The terms, which IPPF called `compensation’ and not ‘salary’, were attractive. An annual figure of US$ 12,000, with quite a lot more to come in the way of per diems on travel and hotel stays which took up, at least, half of one’s time. There was a round of meetings for planning, programming, budgeting in the regional office, and in the national headquarters of the eight countries which comprised the IOR, and at least three times a year trips to the London headquarters.

It represented quite a change from being a government agent of a district in terms of the scale of the operation. But not too much of a difference when one considered the actual functions of management and supervision. As far as the `politics” was concerned, although the district political authority whom I had grown familiar with was not around, there was just as much or more going on in the national FPAs, than in the average district administration.

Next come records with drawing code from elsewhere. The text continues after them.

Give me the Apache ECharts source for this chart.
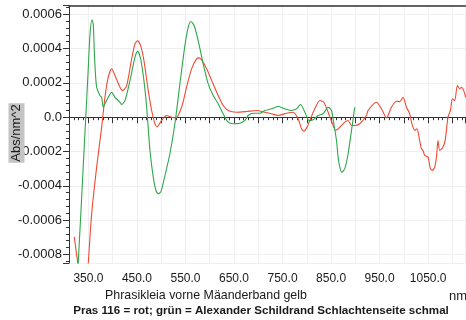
<!DOCTYPE html>
<html><head><meta charset="utf-8">
<script src="https://cdn.jsdelivr.net/npm/echarts@6/dist/echarts.min.js"></script>
<style>html,body{margin:0;padding:0;background:#fff}#c{width:466px;height:320px}</style>
</head><body><div id="c"></div>
<script>
const redWl = [320.9,329,336,342,346,349.7,356.7,367.0,377.3,384.1,390.9,397.9,404.7,415.0,420.6,428.8,439.1,445.9,451.4,457.6,464.4,473.3,480.3,487.1,491.8,500.9,511.2,521.5,530.3,542.0,552.3,562.6,572.9,578.3,586.5,596.8,607.1,617.4,627.7,638.0,655.3,675.9,696.5,713.5,727.3,740.9,758.2,771.8,782.1,789.1,793.8,800.6,806.2,816.5,826.8,835.0,843.9,852.9,859.7,868.0,878.3,885.1,892.1,898.8,909.1,922.9,926.2,943.5,953.8,964.1,974.4,984.7,991.5,998.3,1005.3,1012.1,1015.6,1022.4,1027.1,1031.2,1036.2,1039.5,1043.0,1049.8,1054.7,1058.8,1063.6,1067.1,1070.4,1073.9,1080.6,1085.6,1090.9,1095.9,1100.0,1104.7,1110.3,1115.0,1118.5,1123.3,1127.4];
const redAbs = [-0.000698,-0.00087,-0.00100,-0.00104,-0.00098,-0.00085,-0.000562,-0.000291,-0.000058,0.000116,0.000233,0.000282,0.000243,0.000175,0.000155,0.000184,0.00034,0.000427,0.000446,0.000417,0.00033,0.000155,0.000039,-0.000038,-0.000056,-0.000019,0.00001,0.0,-0.000004,0.000058,0.000175,0.000282,0.00034,0.000346,0.00032,0.000262,0.000194,0.000126,0.000068,0.000039,0.000029,0.000033,0.000039,0.000029,0.00002,0.00001,0.000023,0.000029,-0.000009,-0.000067,-0.000081,-0.000058,-0.000019,0.000049,0.000097,0.000087,0.000029,-0.000038,-0.000077,-0.000058,-0.000029,-0.000019,-0.000048,-0.000048,-0.000038,0.00001,0.000039,0.000087,0.000049,-0.000004,0.000058,0.000093,0.000091,0.000116,0.000058,0.00002,-0.000029,-0.000077,-0.000067,-0.000116,-0.000184,-0.000194,-0.000223,-0.000233,-0.0003,-0.00031,-0.000291,-0.000233,-0.000136,-0.000194,-0.000175,-0.000126,0.0,0.000039,0.000107,0.000097,0.000184,0.000165,0.000175,0.000155,0.000116];
const greenWl = [322,329,334.1,339,344,349,353.3,357.4,360.0,362.1,364.1,367.0,373.8,377.3,380.6,384.1,390.9,397.9,404.7,415.0,418.5,425.3,435.6,445.9,451.4,457.6,464.4,470.0,476.8,483.6,489.1,493.9,499.4,507.7,517.9,528.2,538.5,548.8,555.6,561.2,568.0,576.2,586.5,596.8,607.1,617.4,627.7,638.0,648.3,662.1,672.4,679.2,689.5,703.3,713.5,727.3,740.9,754.7,768.5,778.8,787.0,795.9,804.8,813.0,823.3,833.6,843.9,850.9,855.6,861.2,864.5,868.0,872.1,878.3,885.1,892.1,898.8];
const greenAbs = [-0.00125,-0.00085,-0.000577,-0.000303,-0.000029,0.000245,0.000485,0.000568,0.000541,0.000388,0.000272,0.000175,0.000126,0.000116,0.000058,0.000078,0.000116,0.000145,0.000116,0.000087,0.000074,0.000097,0.000213,0.000349,0.000384,0.00034,0.000213,0.000058,-0.000194,-0.000349,-0.000426,-0.000446,-0.000434,-0.00034,-0.000213,-0.000038,0.000194,0.000417,0.000524,0.000558,0.000533,0.000446,0.000311,0.000194,0.000126,0.000078,0.00002,-0.000029,-0.000038,-0.000035,-0.000019,0.00001,0.000023,0.000023,0.000039,0.000049,0.000062,0.000049,0.000039,0.000049,0.000074,0.00003,-0.00002,-0.000015,0.00001,0.00002,0.000058,0.000039,-0.000038,-0.000136,-0.000233,-0.000291,-0.00032,-0.0003,-0.000213,-0.000077,0.000058];
const xTitle = 'Phrasikleia vorne Mäanderband gelb';
const xUnit = 'nm';
const yTitle = 'Abs/nm^2';
const chartTitle = 'Pras 116 = rot; grün = Alexander Schildrand Schlachtenseite schmal';

const FONT = 'Liberation Sans';
const chart = echarts.init(document.getElementById('c'), null, {renderer:'canvas'});
const pairs = (a,b) => a.map((v,i)=>[v,b[i]]);
chart.setOption({
  animation:false,
  grid:{left:69,top:5.7,right:0.5,bottom:57,containLabel:false},
  xAxis:[{
    type:'value',min:310,max:1127,splitNumber:16,
    axisLine:{show:true,lineStyle:{color:'#333',width:1}},
    axisTick:{show:true,length:6,lineStyle:{color:'#333'}},
    minorTick:{show:true,splitNumber:5,length:3,lineStyle:{color:'#333'}},
    splitLine:{show:true,lineStyle:{color:'#efefef',width:1}},
    axisLabel:{margin:10,fontFamily:FONT,fontSize:12,color:'#1a1a1a',showMinLabel:false,showMaxLabel:false,
      formatter:v=>(Math.abs(((v-350)%100))<1e-6 ? v.toFixed(1) : '')}
  },{
    type:'value',min:310,max:1127,position:'top',
    axisLine:{show:true,lineStyle:{color:'#333',width:1.5}},axisTick:{show:false},axisLabel:{show:false},splitLine:{show:false}
  }],
  yAxis:{
    type:'value',min:-0.00085,max:0.00065,splitNumber:7,
    axisLine:{show:true,lineStyle:{color:'#333',width:1}},
    axisTick:{show:true,length:6,lineStyle:{color:'#333'}},
    minorTick:{show:true,splitNumber:5,length:3,lineStyle:{color:'#333'}},
    splitLine:{show:true,lineStyle:{color:'#efefef',width:1}},
    axisLabel:{margin:7,fontFamily:FONT,fontSize:13,color:'#1a1a1a',showMinLabel:false,showMaxLabel:false,
      formatter:v=>(Math.abs(v)<1e-12 ? '0.0' : v.toFixed(4))}
  },
  series:[
    {type:'line',data:pairs(redWl,redAbs),showSymbol:false,smooth:0.25,clip:true,lineStyle:{color:'#f04a35',width:1.1},z:2},
    {type:'line',data:pairs(greenWl,greenAbs),showSymbol:false,smooth:0.25,clip:true,lineStyle:{color:'#2ea64c',width:1.1},z:3}
  ],
  graphic:[
    {type:'text',x:206,y:296,z:100,style:{text:xTitle,font:'12.4px '+FONT,fill:'#1a1a1a',align:'center',verticalAlign:'middle'}},
    {type:'text',x:449,y:296,z:100,style:{text:xUnit,font:'13px '+FONT,fill:'#1a1a1a',align:'left',verticalAlign:'middle'}},
    {type:'text',x:261,y:311,z:100,style:{text:chartTitle,font:'bold 11.6px '+FONT,fill:'#1a1a1a',align:'center',verticalAlign:'middle'}},
    {type:'text',x:16.5,y:133,rotation:Math.PI/2,z:100,style:{text:yTitle,font:'13px '+FONT,fill:'#1a1a1a',align:'center',verticalAlign:'middle',backgroundColor:'#c4c4c4',padding:[2,1,1,1]}}
  ]
});
</script></body></html>
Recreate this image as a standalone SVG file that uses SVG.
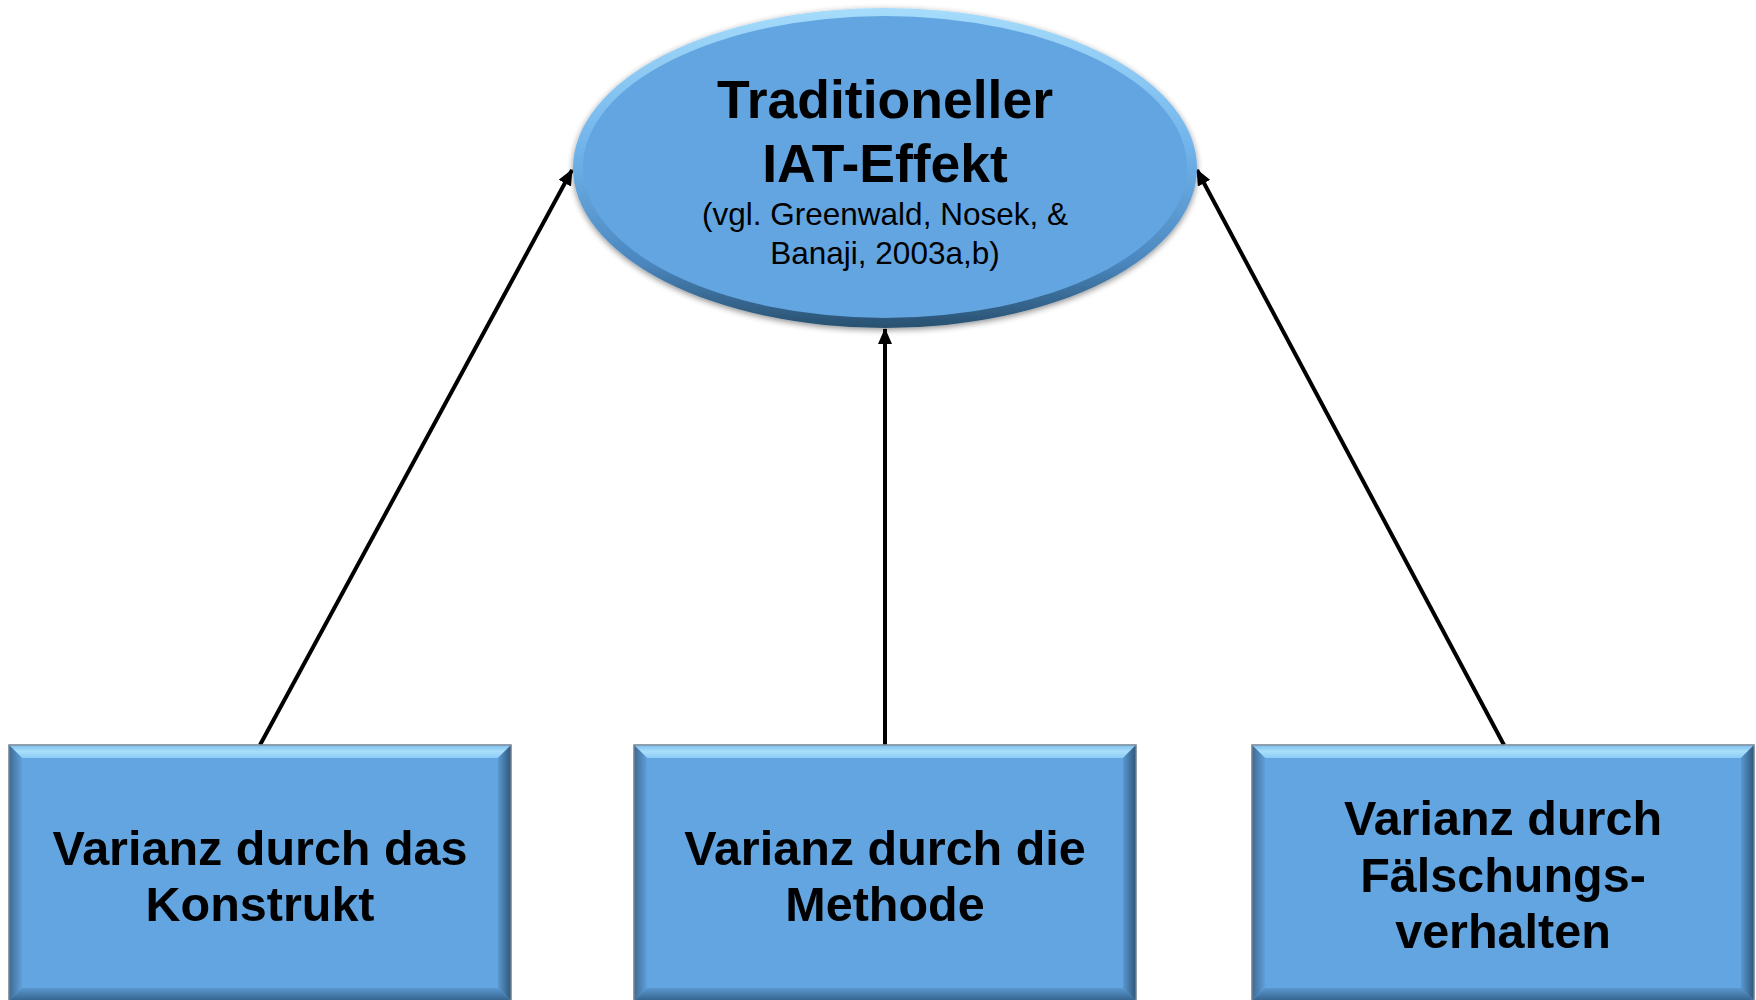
<svg xmlns="http://www.w3.org/2000/svg" xmlns:xlink="http://www.w3.org/1999/xlink" width="1756" height="1000" viewBox="0 0 1756 1000">
  <style>
    .big { font-family: "Liberation Sans", Arial, sans-serif; font-weight: bold; font-size: 53.5px; fill: #000; text-anchor: middle; }
    .small { font-family: "Liberation Sans", Arial, sans-serif; font-size: 31.5px; fill: #000; text-anchor: middle; }
    .box { font-family: "Liberation Sans", Arial, sans-serif; font-weight: bold; font-size: 48.5px; fill: #000; text-anchor: middle; }
    .conn { stroke: #000; stroke-width: 4; fill: none; marker-end: url(#arrow); }
  </style>
  <defs>
    <marker id="arrow" markerUnits="userSpaceOnUse" markerWidth="16" markerHeight="14" refX="15" refY="7" orient="auto">
      <path d="M0,0 L16,7 L0,14 Z" fill="#000"/>
    </marker>
    <linearGradient id="ellRing" x1="0" y1="0" x2="0" y2="1">
      <stop offset="0" stop-color="#A6DCFB"/>
      <stop offset="0.45" stop-color="#6FB2EA"/>
      <stop offset="0.8" stop-color="#4A86BD"/>
      <stop offset="1" stop-color="#28506F"/>
    </linearGradient>
    <linearGradient id="topBev" x1="0" y1="0" x2="0" y2="1">
      <stop offset="0" stop-color="#7DBDEA"/>
      <stop offset="0.5" stop-color="#A9DEFB"/>
      <stop offset="1" stop-color="#8CCBF4"/>
    </linearGradient>
    <linearGradient id="rightBev" x1="0" y1="0" x2="1" y2="0">
      <stop offset="0" stop-color="#5A98D2"/>
      <stop offset="1" stop-color="#2F5678"/>
    </linearGradient>
    <linearGradient id="leftBev" x1="0" y1="0" x2="1" y2="0">
      <stop offset="0" stop-color="#3E6A92"/>
      <stop offset="1" stop-color="#5F9FDA"/>
    </linearGradient>
    <linearGradient id="botBev" x1="0" y1="0" x2="0" y2="1">
      <stop offset="0" stop-color="#5A97CF"/>
      <stop offset="1" stop-color="#34628C"/>
    </linearGradient>
    <filter id="shadow" x="-10%" y="-10%" width="120%" height="125%">
      <feGaussianBlur in="SourceAlpha" stdDeviation="3"/>
      <feOffset dx="0" dy="2" result="b"/>
      <feComponentTransfer><feFuncA type="linear" slope="0.45"/></feComponentTransfer>
      <feMerge><feMergeNode/><feMergeNode in="SourceGraphic"/></feMerge>
    </filter>
    <g id="boxShape">
      <rect x="0" y="0" width="502" height="256" fill="#63A5E0" stroke="#7F8B96" stroke-width="1.2"/>
      <polygon points="0,0 502,0 489,13 13,13" fill="url(#topBev)"/>
      <polygon points="0,0 13,13 13,243 0,256" fill="url(#leftBev)"/>
      <polygon points="502,0 489,13 489,243 502,256" fill="url(#rightBev)"/>
      <polygon points="0,256 13,243 489,243 502,256" fill="url(#botBev)"/>
      <rect x="0" y="0" width="502" height="256" fill="none" stroke="#7F8B96" stroke-width="1.2"/>
    </g>
  </defs>

  <g id="connectors">
    <line class="conn" x1="260" y1="745" x2="572" y2="170"/>
    <line class="conn" x1="885" y1="745" x2="885" y2="329"/>
    <line class="conn" x1="1504" y1="745" x2="1197" y2="170"/>
  </g>

  <g id="node-iat">
    <g filter="url(#shadow)">
      <ellipse cx="885" cy="168" rx="312" ry="160" fill="url(#ellRing)"/>
      <ellipse cx="885" cy="167" rx="302" ry="151" fill="#63A5E0"/>
    </g>
    <text class="big" x="885" y="118">Traditioneller</text>
    <text class="big" x="885" y="182">IAT-Effekt</text>
    <text class="small" x="885" y="225">(vgl. Greenwald, Nosek, &amp;</text>
    <text class="small" x="885" y="264">Banaji, 2003a,b)</text>
  </g>

  <g id="node-konstrukt">
    <use xlink:href="#boxShape" x="9" y="745"/>
    <text class="box" x="260" y="865">Varianz durch das</text>
    <text class="box" x="260" y="921">Konstrukt</text>
  </g>

  <g id="node-methode">
    <use xlink:href="#boxShape" x="634" y="745"/>
    <text class="box" x="885" y="865">Varianz durch die</text>
    <text class="box" x="885" y="921">Methode</text>
  </g>

  <g id="node-faelschung">
    <use xlink:href="#boxShape" x="1252" y="745"/>
    <text class="box" x="1503" y="835">Varianz durch</text>
    <text class="box" x="1503" y="892">Fälschungs-</text>
    <text class="box" x="1503" y="948">verhalten</text>
  </g>
</svg>
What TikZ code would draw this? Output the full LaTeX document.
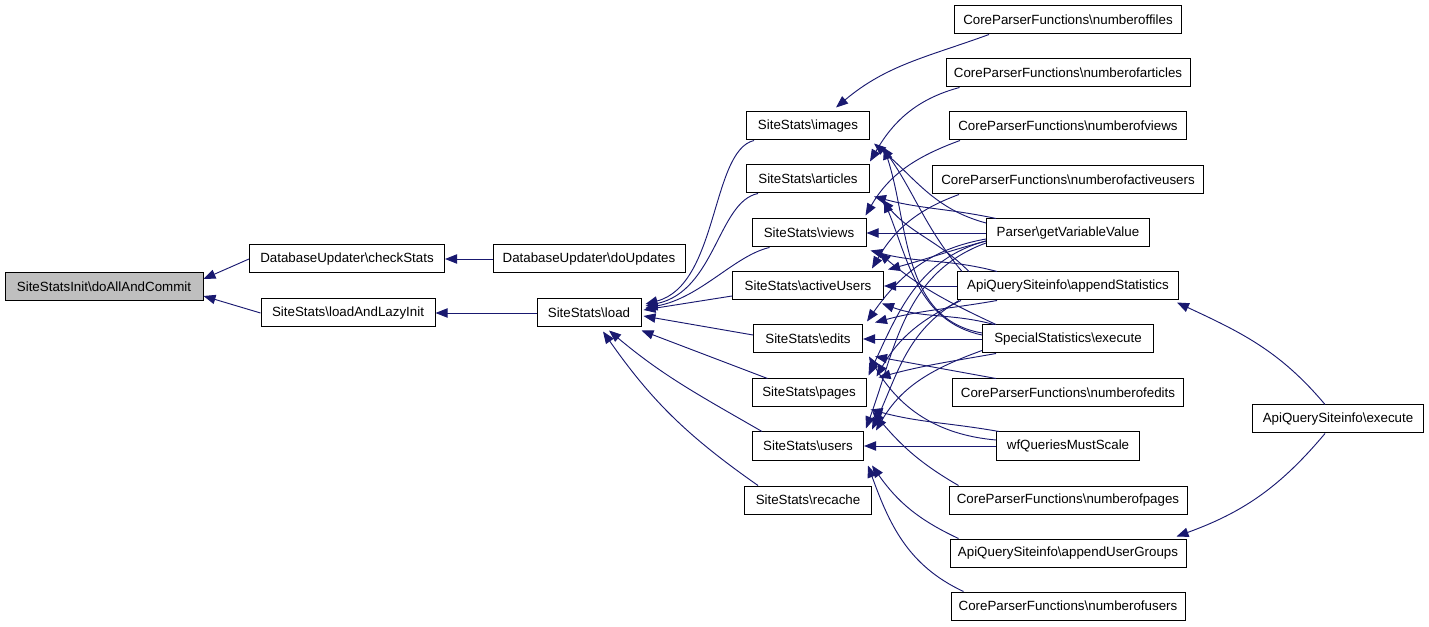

But events back at home – for I found myself abroad most of the time – were moving fast to close another fascinating chapter of experience. Sirimavo announced that there would be elections in July 1977. After the grand spectacle of the Non-aligned Summit in Colombo of Heads of State and Government between August 16-19, 1976 – perhaps the ‘greatest show on earth’ as far as Sri Lanka was concerned – at which more than 80 non-aligned member states participated, the prime minister felt justifiably confident that the country would return her to power.

But the majority of the Sri Lankan people once again, as they had done before, and would continue to do, confounded all the expectations. Sirimavo’s government suffered an overwhelming defeat at the hands of J R (as we shall read later) and I received a message from Lalith Athulathmudali – a kinsman of my wife – to see J R as early as possible. So it was going to be good bye, if only for some years, to international family planning, a fistful of dollars and luxurious nights in five-star hotels of the Indian sub-continent.